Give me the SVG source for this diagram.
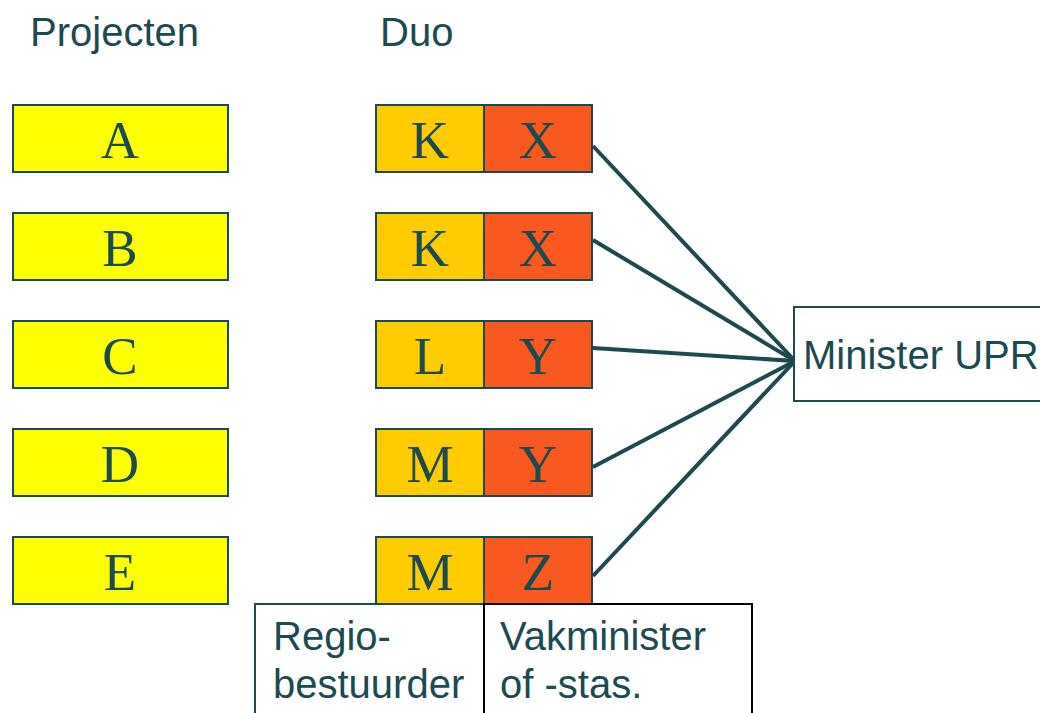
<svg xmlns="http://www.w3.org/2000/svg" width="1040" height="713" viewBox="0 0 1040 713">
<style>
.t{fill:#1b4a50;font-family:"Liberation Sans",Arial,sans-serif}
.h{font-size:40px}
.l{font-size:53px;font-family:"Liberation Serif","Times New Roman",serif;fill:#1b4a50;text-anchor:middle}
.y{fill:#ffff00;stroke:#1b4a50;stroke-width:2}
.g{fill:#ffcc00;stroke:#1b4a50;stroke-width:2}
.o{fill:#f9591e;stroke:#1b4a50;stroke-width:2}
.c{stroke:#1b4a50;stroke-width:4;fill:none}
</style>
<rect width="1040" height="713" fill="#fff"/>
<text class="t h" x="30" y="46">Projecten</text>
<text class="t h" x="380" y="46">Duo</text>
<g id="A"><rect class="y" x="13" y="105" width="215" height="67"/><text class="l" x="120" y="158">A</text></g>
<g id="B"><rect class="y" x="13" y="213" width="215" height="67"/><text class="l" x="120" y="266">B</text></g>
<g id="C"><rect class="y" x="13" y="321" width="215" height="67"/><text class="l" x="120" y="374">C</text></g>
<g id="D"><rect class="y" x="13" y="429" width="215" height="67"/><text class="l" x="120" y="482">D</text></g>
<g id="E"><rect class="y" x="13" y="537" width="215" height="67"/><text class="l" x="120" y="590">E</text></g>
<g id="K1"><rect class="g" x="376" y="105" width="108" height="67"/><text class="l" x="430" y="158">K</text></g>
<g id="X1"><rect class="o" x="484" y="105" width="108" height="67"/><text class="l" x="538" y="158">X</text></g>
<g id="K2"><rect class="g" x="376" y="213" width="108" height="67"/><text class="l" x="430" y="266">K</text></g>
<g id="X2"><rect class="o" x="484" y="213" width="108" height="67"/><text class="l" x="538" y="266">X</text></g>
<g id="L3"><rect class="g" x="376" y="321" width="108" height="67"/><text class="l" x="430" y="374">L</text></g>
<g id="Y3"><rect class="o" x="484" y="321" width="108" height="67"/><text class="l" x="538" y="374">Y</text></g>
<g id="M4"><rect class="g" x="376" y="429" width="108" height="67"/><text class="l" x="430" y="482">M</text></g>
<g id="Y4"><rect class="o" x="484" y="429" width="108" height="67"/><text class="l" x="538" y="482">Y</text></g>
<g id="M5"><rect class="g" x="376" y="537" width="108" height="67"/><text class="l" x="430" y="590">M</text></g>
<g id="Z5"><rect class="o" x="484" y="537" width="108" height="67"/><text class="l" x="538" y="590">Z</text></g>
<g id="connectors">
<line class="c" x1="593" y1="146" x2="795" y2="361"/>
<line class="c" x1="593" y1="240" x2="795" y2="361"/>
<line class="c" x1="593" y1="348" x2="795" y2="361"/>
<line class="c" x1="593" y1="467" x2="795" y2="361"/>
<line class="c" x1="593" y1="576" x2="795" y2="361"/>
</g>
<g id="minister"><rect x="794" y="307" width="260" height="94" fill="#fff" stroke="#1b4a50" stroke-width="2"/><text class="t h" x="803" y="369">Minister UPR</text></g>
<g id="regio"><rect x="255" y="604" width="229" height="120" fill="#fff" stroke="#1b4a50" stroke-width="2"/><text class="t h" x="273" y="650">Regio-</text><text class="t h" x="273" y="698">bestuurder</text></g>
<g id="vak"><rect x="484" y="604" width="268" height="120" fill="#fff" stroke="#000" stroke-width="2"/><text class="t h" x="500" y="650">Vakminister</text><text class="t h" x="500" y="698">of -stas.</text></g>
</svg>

==

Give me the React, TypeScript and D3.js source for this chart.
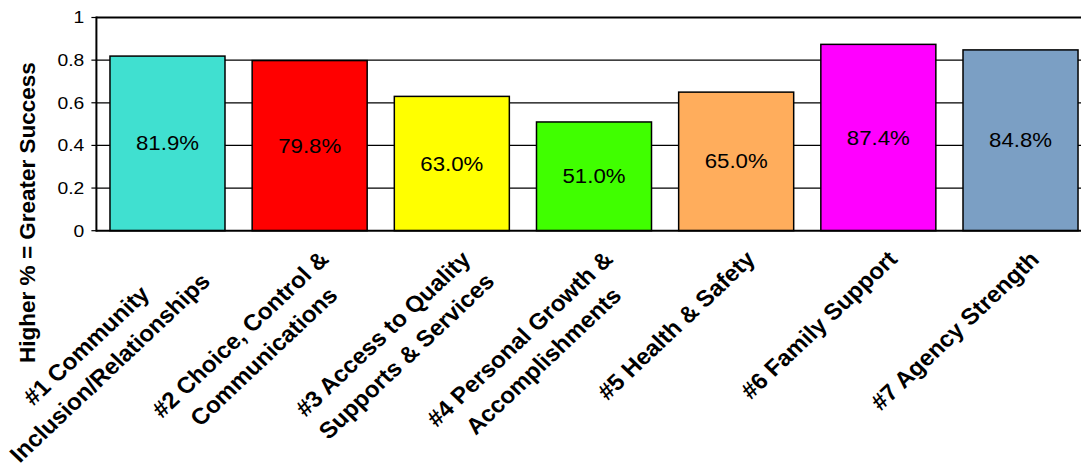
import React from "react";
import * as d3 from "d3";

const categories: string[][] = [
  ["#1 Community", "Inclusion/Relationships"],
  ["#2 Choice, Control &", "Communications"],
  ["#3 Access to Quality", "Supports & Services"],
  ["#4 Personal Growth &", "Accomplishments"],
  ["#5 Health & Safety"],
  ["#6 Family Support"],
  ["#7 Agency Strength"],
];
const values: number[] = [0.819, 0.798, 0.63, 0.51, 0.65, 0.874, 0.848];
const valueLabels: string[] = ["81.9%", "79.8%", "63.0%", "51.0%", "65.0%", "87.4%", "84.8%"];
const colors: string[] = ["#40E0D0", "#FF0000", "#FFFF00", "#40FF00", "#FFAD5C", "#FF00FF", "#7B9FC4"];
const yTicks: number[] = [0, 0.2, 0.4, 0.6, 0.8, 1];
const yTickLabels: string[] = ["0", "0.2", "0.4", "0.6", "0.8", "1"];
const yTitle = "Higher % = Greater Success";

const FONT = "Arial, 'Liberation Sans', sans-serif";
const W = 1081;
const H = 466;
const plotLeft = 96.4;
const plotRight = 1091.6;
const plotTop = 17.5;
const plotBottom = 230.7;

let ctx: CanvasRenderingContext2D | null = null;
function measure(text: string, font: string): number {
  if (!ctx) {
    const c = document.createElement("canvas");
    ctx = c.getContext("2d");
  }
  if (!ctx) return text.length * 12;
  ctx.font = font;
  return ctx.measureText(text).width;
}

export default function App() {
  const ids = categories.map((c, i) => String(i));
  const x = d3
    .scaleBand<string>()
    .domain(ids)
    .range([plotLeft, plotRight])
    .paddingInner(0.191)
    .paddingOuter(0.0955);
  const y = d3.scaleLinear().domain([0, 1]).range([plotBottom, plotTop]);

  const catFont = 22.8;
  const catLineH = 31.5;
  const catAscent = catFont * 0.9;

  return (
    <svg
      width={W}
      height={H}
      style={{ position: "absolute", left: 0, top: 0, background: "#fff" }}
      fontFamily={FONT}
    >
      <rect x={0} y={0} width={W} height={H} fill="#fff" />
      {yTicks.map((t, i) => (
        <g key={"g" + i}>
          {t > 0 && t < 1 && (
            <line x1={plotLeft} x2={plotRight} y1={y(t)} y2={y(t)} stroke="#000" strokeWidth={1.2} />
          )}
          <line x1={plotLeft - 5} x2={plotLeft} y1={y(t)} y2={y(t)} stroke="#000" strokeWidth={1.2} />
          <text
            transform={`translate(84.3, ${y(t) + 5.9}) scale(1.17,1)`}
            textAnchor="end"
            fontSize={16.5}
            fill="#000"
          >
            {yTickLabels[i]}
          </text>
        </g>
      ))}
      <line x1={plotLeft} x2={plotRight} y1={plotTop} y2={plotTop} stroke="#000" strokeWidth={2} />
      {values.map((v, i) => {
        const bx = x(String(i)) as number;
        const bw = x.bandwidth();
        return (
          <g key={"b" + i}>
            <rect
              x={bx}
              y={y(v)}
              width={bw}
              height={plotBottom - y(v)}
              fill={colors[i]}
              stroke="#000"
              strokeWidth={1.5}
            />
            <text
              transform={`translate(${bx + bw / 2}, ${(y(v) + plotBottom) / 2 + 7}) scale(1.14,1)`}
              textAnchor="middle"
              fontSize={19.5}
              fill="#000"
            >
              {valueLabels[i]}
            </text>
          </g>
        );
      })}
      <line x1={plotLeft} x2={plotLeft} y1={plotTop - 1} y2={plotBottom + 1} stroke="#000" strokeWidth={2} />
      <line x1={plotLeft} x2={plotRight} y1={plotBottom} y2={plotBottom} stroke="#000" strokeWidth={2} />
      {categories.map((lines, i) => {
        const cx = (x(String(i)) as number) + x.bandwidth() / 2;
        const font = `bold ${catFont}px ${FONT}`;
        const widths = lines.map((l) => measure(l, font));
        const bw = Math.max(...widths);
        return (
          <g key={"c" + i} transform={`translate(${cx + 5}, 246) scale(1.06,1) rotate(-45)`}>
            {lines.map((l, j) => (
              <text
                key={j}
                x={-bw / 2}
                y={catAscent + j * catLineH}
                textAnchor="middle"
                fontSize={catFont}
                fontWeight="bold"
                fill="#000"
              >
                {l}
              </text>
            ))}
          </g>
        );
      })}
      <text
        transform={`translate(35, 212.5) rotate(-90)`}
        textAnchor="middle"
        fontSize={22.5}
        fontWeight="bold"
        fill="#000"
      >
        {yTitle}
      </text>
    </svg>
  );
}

==

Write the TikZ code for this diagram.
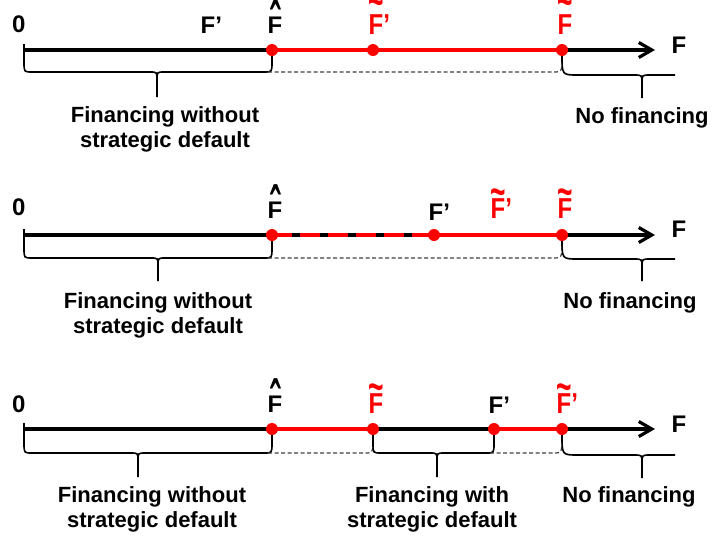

What the exercise asks
Leave out every picture, then retype exactly the lines from the one containing "Give me the React, TypeScript" through the one containing "import * as".

Correct output
Give me the React, TypeScript and D3.js source for this chart.
import React from "react";
import * as d3 from "d3";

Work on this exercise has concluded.